それだけにラストのドライブのシーンは胸に沁みるものがありました。
香織も最後は新谷が文宏であるということに気付いたのでしょうか?
文宏の香織への愛情は絶対的なものでありながら決して叶うことはありません。
昔読んだ漫画(きたがわ翔『ナインティーン』)で、「純愛とは決して叶わない恋愛のことだ」みたいなセリフが出てきたのですが、文宏の恋情も純愛と言えるのかもしれません。
香織を狙うものたちを排除して、彼女の幸せを願って消えていく。
本当は、文字通り世界から消えてしまうつもりだったのかもしれませんが、文宏は生き続けることを決断します。
殺人による誤作動を起こして生物として歪んでしまった文宏。
世界にある美しいものを以前と同じように真っ白な気持ちで見ることができずに、罪を犯したという事実は彼をずっと苦しめつづけるのかもしれません。
それでも香織と2人で会い、かつての幸福だった自分を思い出すことで、文宏の心に変化が現れたように思います。
同じ「邪」として生まれた自分の分身のような伊藤と関わることで、鏡のように自分の姿を見ることができて自らを顧みることもできたのもその変化の一因だったのかもしれません。
最後に伊藤に語りかけるこの文宏の言葉がめっちゃ好きだし、泣けてきます。
ポジティブかネガティブの単純な二元論を超えて、とてつもない絶望と闇のふきだまりを超えてきた光のような何か。
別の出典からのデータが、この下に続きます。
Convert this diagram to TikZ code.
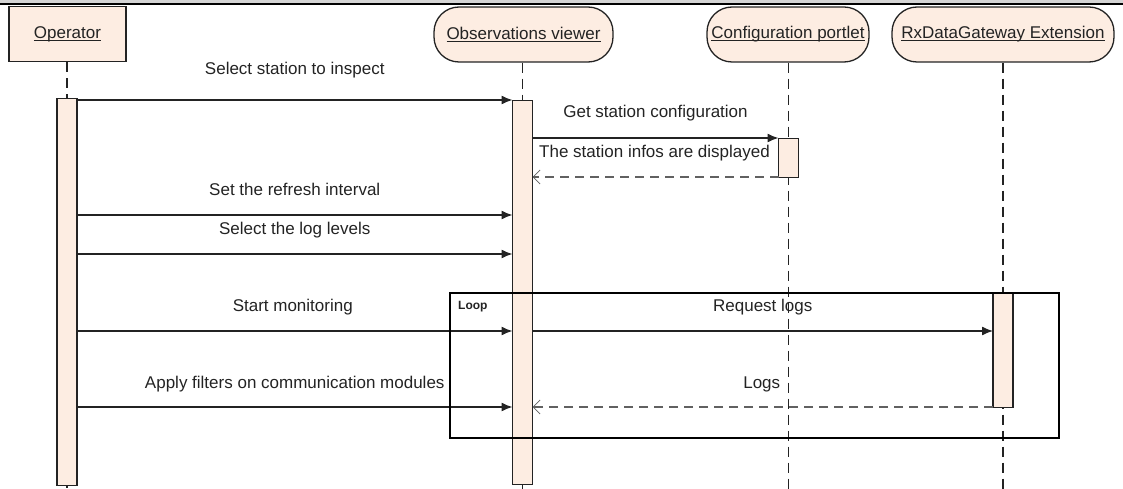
\documentclass[tikz,border=0pt]{standalone}
\usepackage{fontspec}
\setmainfont{Liberation Sans}
\usetikzlibrary{arrows.meta}
\definecolor{peach}{RGB}{253,237,226}
\definecolor{ln}{RGB}{35,35,35}
\definecolor{txt}{RGB}{35,35,35}
\newcommand\uhead[1]{\setbox0\hbox{#1}\rlap{\rule[-2.4pt]{\wd0}{0.8pt}}\box0}
\begin{document}
\begin{tikzpicture}[x=1pt,y=-1pt,
  every node/.style={font=\fontsize{17}{20}\selectfont, text=txt},
  headbox/.style={draw=ln, line width=1.3pt, fill=peach, minimum height=55pt, inner sep=0pt},
  rhead/.style={headbox, rounded corners=25pt},
  actbox/.style={draw=ln, line width=1.3pt, fill=peach, minimum width=20pt, inner sep=0pt, anchor=north},
  lifeline/.style={draw=ln, line width=1.2pt, dash pattern=on 10pt off 6pt},
  msg/.style={draw=ln, line width=1.3pt, -{Latex[length=11pt,width=9pt]}},
  ret/.style={draw=black!62, line width=1.4pt, dash pattern=on 9pt off 6pt, -{Straight Barb[length=7pt,width=14pt,line width=0.8pt]}},
  lbl/.style={pos=0.5, inner sep=0pt, text height=12.5pt, text depth=3.5pt}
]
\useasboundingbox (0,0) rectangle (1123,489);
% top band
\fill[black!17] (0,0) rectangle (1123,3);
\fill[black] (0,3) rectangle (1123,5.5);

% headers
\node[headbox, minimum width=117pt] (op) at (67.5,34) {\uhead{Operator}};
\node[rhead, minimum width=179pt] (obs) at (523.5,34.5) {\uhead{Observations viewer}};
\node[rhead, minimum width=162pt] (cfg) at (788,34.5) {\uhead{Configuration portlet}};
\node[rhead, minimum width=222pt] (rx) at (1003,34.5) {\uhead{RxDataGateway Extension}};

% lifeline ends
\coordinate (opEnd) at (67,489);
\coordinate (obsEnd) at (522.5,489);
\coordinate (cfgEnd) at (788.5,489);
\coordinate (rxEnd) at (1003,489);
\draw[lifeline] (op.south -| opEnd) -- (opEnd);
\draw[lifeline] (obs.south -| obsEnd) -- (obsEnd);
\draw[lifeline] (cfg.south -| cfgEnd) -- (cfgEnd);
\draw[lifeline] (rx.south -| rxEnd) -- (rxEnd);

% activations
\node[actbox, minimum height=387pt] (aop) at (67,98) {};
\node[actbox, minimum height=384pt] (aobs) at (522.5,100) {};
\node[actbox, minimum height=39pt] (acfg) at (788.5,138) {};
\node[actbox, minimum height=115pt] (arx) at (1003,292) {};

% message end points
\coordinate (m1s) at (77,100);   \coordinate (m1e) at (512.5,100);
\coordinate (m2s) at (532.5,138); \coordinate (m2e) at (778.5,138);
\coordinate (m3s) at (778.5,177); \coordinate (m3e) at (532.5,177);
\coordinate (m4s) at (77,215);   \coordinate (m4e) at (512.5,215);
\coordinate (m5s) at (77,254);   \coordinate (m5e) at (512.5,254);
\coordinate (m6s) at (77,331);   \coordinate (m6e) at (512.5,331);
\coordinate (m7s) at (532.5,331); \coordinate (m7e) at (993,331);
\coordinate (m8s) at (77,407);   \coordinate (m8e) at (512.5,407);
\coordinate (m9s) at (993,407);  \coordinate (m9e) at (532.5,407);

\draw[msg] (m1s) -- node[lbl, yshift=30pt] {Select station to inspect} (m1e);
\draw[msg] (m2s) -- node[lbl, yshift=25pt] {Get station configuration} (m2e);
\draw[ret] (m3s) -- node[lbl, yshift=24pt, xshift=-1pt] {The station infos are displayed} (m3e);
\draw[msg] (m4s) -- node[lbl, yshift=24pt] {Set the refresh interval} (m4e);
\draw[msg] (m5s) -- node[lbl, yshift=24pt] {Select the log levels} (m5e);
\draw[msg] (m6s) -- node[lbl, yshift=24pt, xshift=-2pt] {Start monitoring} (m6e);
\draw[msg] (m7s) -- node[lbl, yshift=24pt] {Request logs} (m7e);
\draw[msg] (m8s) -- node[lbl, yshift=23pt] {Apply filters on communication modules} (m8e);
\draw[ret] (m9s) -- node[lbl, yshift=23pt, xshift=-1pt] {Logs} (m9e);

% loop frame
\node[draw=black, line width=2pt, minimum width=609pt, minimum height=145pt, inner sep=0pt, anchor=north west] (loop) at (449,292) {};
\node[anchor=west, inner sep=0pt, font=\fontsize{12}{14}\selectfont\bfseries] (looplbl) at (458,307) {Loop};
\end{tikzpicture}
\end{document}
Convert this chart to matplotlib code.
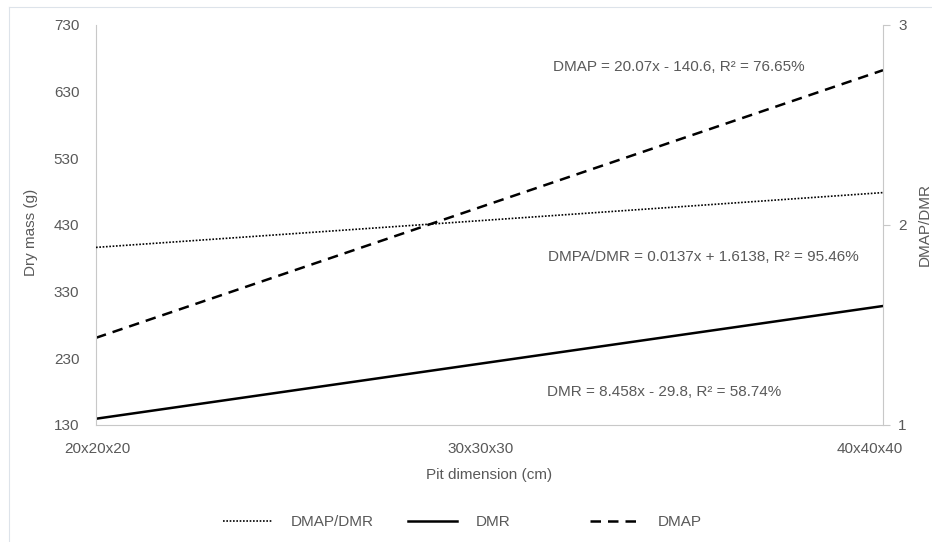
import matplotlib.pyplot as plt
from matplotlib.lines import Line2D
from matplotlib.transforms import blended_transform_factory, ScaledTranslation

# ------------------------------------------
# Data
# ------------------------------------------
pit_labels = ["20x20x20", "30x30x30", "40x40x40"]
dmr = [139.4, 224.0, 308.5]          # left axis, dry mass (g)
dmap = [260.8, 461.5, 662.2]         # left axis, dry mass (g)
dmap_dmr = [1.888, 2.025, 2.162]     # right axis, ratio
legend_labels = ["DMAP/DMR", "DMR", "DMAP"]

grey = "#595959"
axis_grey = "#c8c8c8"
plt.rcParams["font.family"] = ["Liberation Sans", "DejaVu Sans"]
fs = 11

fig = plt.figure(figsize=(9.32, 5.42), dpi=100)
ax = fig.add_axes([96 / 932, 1 - 425 / 542, (883 - 96) / 932, 400 / 542])
ax2 = ax.twinx()

x = list(range(len(pit_labels)))

dmr_style = dict(color="black", linewidth=1.8)
dmap_style = dict(color="black", linewidth=1.8, dashes=(4.2, 2.8))
ratio_style = dict(color="black", linewidth=1.2, dashes=(1, 1))

ax.plot(x, dmr, **dmr_style)
ax.plot(x, dmap, **dmap_style)
ax2.plot(x, dmap_dmr, **ratio_style)

ax.set_xlim(0, 2)
ax.set_ylim(130, 730)
ax.set_yticks(range(130, 731, 100))
ax2.set_ylim(1, 3)
ax2.set_yticks([1, 2, 3])
ax.set_xticks([])

for a in (ax, ax2):
    for s in a.spines.values():
        s.set_visible(False)
    a.tick_params(colors=grey, labelsize=fs)
ax.spines["left"].set_visible(True)
ax.spines["left"].set_color(axis_grey)
ax.spines["bottom"].set_visible(True)
ax.spines["bottom"].set_color(axis_grey)
ax2.spines["right"].set_visible(True)
ax2.spines["right"].set_color(axis_grey)

ax.tick_params(axis="y", length=0, pad=12)
ax2.tick_params(axis="y", length=5, color=axis_grey, pad=6)

# Category labels (Excel places them slightly left of the tick positions)
xlab_tr = blended_transform_factory(ax.transData, ax.transAxes)
label_shift_px = [1.5, -8.5, -13]
for xi, lab, sh in zip(x, pit_labels, label_shift_px):
    ax.text(xi, 0, lab, transform=xlab_tr + ScaledTranslation(sh / 100, -24 / 100, fig.dpi_scale_trans),
            ha="center", va="center", color=grey, fontsize=fs)

ax.set_ylabel("Dry mass (g)", color=grey, fontsize=fs)
ax2.set_ylabel("DMAP/DMR", color=grey, fontsize=fs)
ax.yaxis.set_label_coords(-58 / 787, (425 - 232) / 400)
ax2.yaxis.set_label_coords((918 - 96) / 787, 0.5)
fig.text(489.5 / 932, 1 - 475 / 542, "Pit dimension (cm)", ha="center", va="center",
         color=grey, fontsize=fs)

# Trend equations
ax.text((553 - 96) / 787, (425 - 67) / 400, "DMAP = 20.07x - 140.6, R² = 76.65%",
        transform=ax.transAxes, color=grey, fontsize=fs, va="center")
ax.text((548 - 96) / 787, (425 - 257) / 400, "DMPA/DMR = 0.0137x + 1.6138, R² = 95.46%",
        transform=ax.transAxes, color=grey, fontsize=fs, va="center")
ax.text((547 - 96) / 787, (425 - 392) / 400, "DMR = 8.458x - 29.8, R² = 58.74%",
        transform=ax.transAxes, color=grey, fontsize=fs, va="center")

# Legend (one entry per slot, like Excel)
handles = [Line2D([], [], **ratio_style), Line2D([], [], **dmr_style), Line2D([], [], **dmap_style)]
legend_x = [223, 408, 590]
for h, lab, lx in zip(handles, legend_labels, legend_x):
    fig.legend([h], [lab], loc="center left", bbox_to_anchor=(lx / 932, 1 - 522 / 542),
               frameon=False, fontsize=fs, labelcolor=grey, handlelength=3.2,
               handletextpad=1.25, borderpad=0, borderaxespad=0)

# Outer chart border
border = "#dde3ea"
fig.add_artist(Line2D([9 / 932, 9 / 932], [0, 1 - 7 / 542], transform=fig.transFigure,
                      color=border, linewidth=0.8))
fig.add_artist(Line2D([9 / 932, 1], [1 - 7 / 542, 1 - 7 / 542], transform=fig.transFigure,
                      color=border, linewidth=0.8))

fig.savefig("out.png", dpi=100)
それは、そういった暗い夜を超えてきた人間にしか持ち得ない強さのようなものかもしれません。
「なんで生きるのか・・・、そんな理由は、人それぞれだろうけど、俺の場合は、消したくない記憶が、あるからなのかもしれない」
「俺達のような存在からしか、生まれないものもある。俺達のような存在でしか、考えられないことも。そうだろう?」
「・・・少なくとも、今俺は、そんなふうに思ったりしてるよ。・・・こういう人生だからこそ生きてみせろというか、老人になって死ぬまで、この世界を経験してみようじゃないかというくらいに」
バッドエンドの作品も好きなんです。
『銃』『遮光』もたまらなく好きだし、あの作品はあれで良いのだけれどこの暗い時代に物語で少しの希望を提示してくれるこの作品のラストがたまらなく好きで泣けてきます。
顔も変えて、持っていたお金も手放して決してこれから順風満帆と言える人生ではないし、犯した罪も償わなければならない。
それでも文宏の戦いは探偵の男や、医者、相田、吉岡恭子を惹きつけて仮面の下にある彼の素顔を肯定してくれたように僕には思えます。
それぞれ歪みや消したい過去を持っている人々だったからこそ文宏の歪みと苦悩に寄り添えたのかもしれません。
どれだけ罪を背負っても、心に深い傷を負って闇を抱えていても、先は明るくなくても。
それでも、ここにいる。
呼吸をして、生きて、存在している。
誇れる人生じゃなくても、歩みは遅くても。
それでも歩んでいきたい。
生きていたいと願う。
そんな中村文則の祈りと願いが込められた作品のように僕は感じました。
5、終わりに
『悪と仮面のルール』は、3~4回目の再読でしょうか。
読み終えるたびに新しい発見や、別の好きなとこに気付いてより好きな作品になっていっている気がします。
ツィッターの好きな小説10選では、『教団X』をあげていますが『悪と仮面のルール』にしようか随分と悩みました。
それまで主人公の内面を丹念に描いてそれほど動きがある物語を描いてこなかった中村文則がドラスティクに方針転換をしたのが、『掏摸』『悪と仮面のルール』からだったと思います。
主人公の内面や、トラウマと向き合い丹念に心理描写をしながらも、「悪」との対峙をスリリングに描くような作風にチェンジしていきます。
登場人物の数も増え続けて、物語も長くなってよりエンターテイメント性が高い作品になっていて、読んだ当初は少し面食らってしまいました。
例えれば、陰キャでアニメばっか観ていた高校時代のクラスメイトが、同窓会で福山雅治似のイケメンになっていたぐらいのインパクトでしょうか?
どんだけ化けとんねん!!
セーラームーンとか見てたやんけ!!
大学デビューかっ!!
と、まぁそれぐらいの変化だったかと思うわけですよ。
しかし、それは僕にとっては好ましい変化で、中村文則の作品を通して僕自身の読書の仕方も変化していったように思います。
どちらかというと、あまり多くの作品は読まずに、流行りの作品などは避けていた傾向があったのですが、そういうこだわりは捨ててもう少し広い視野で読書を楽しめるようになりました。
昔は、SFとかミステリーとかは絶対に読まずに純文学の暗めの作品を好んで繰り返し読んだりしていたんですが、人間変わるものですねぇ。
その後も中村文則はよりミステリー色の強い物語や、総合小説のようなスケールの大きい物語を描くなど進化と変化を繰り返しているように思います。
次作は、原点回帰して短めで暗めの話っぽいですが、それも楽しみです。